In Europe and Japan, the transformation of the balanced, medieval world into the dynamic, progressive modernity on the march required that the militarily focused secular states swallow all sacred institutions with their monastic focus. The shogunate destroyed Buddhist monasticism in Japan in the late 16th century, and the Protestants destroyed Catholic monasticism in Britain and northern Europe during that same period. According to the well-established analysis of sociologist Max Weber, the disenchantment of the world by the process of secularization was the ideological engine of the utilitarian, capitalistic, engineering rationalism that created the modern world. In fact, this kind of secularized society living in the material world is the only form of modernity we can imagine. All other societies are simply lumped together as pre-modern, or non-Western, not to speak of underdeveloped, backward, and so forth.

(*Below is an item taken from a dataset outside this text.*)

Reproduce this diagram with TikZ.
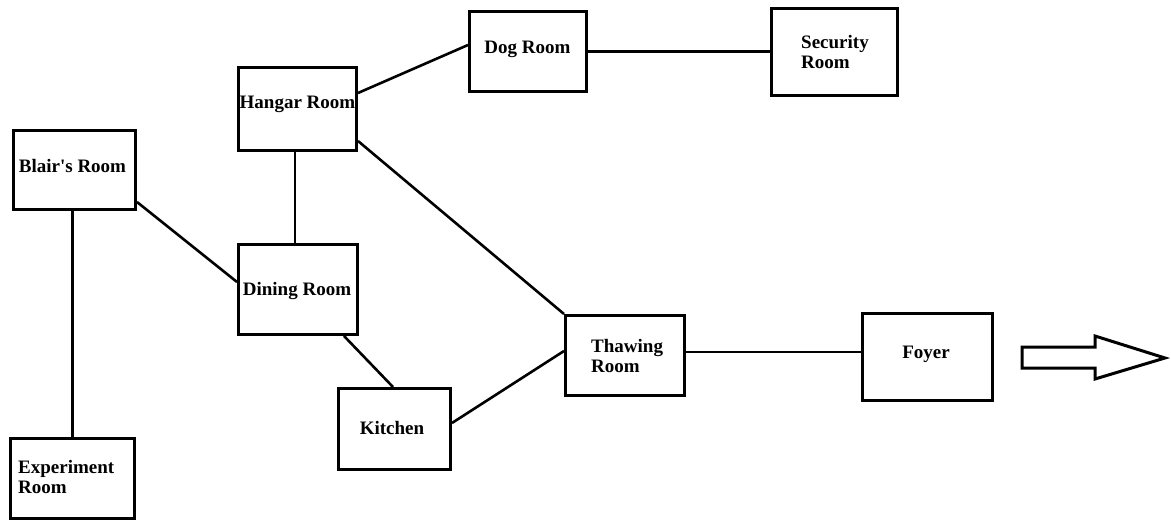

But the case of Tibet poses a real challenge to this Eurocentric outlook. At the very same moment that the West was finalising its secular form of rational modernity, the Fifth Dalai Lama was taking steps to transform the inner Asia of Tibet and Mongolia in the precisely opposite direction. There the sacred institutions swallowed the secular state and its military. Tsong Khapa’s followers had developed the enlightenment-oriented, millennial worldview essential to undergird a spiritualistic, organic modernity. The Karmapa Lama and Dalai Lama incarnations of Avalokiteshvara prepared the way for Tibet and Mongolia to complete the monastic revolution and to “industrialize” the Buddhist educational program of self-conquest. Thus the Tibetan worldview dating from this period can be understood as a kind of alternative modernity, a spiritualistic or interior modernity in contrast with the Western materialistic or exterior modernity we are familiar with. It is this different kind of modern quality that makes Tibetan civilization and its arts so fascinating to us, and so worthy of our study and emulation.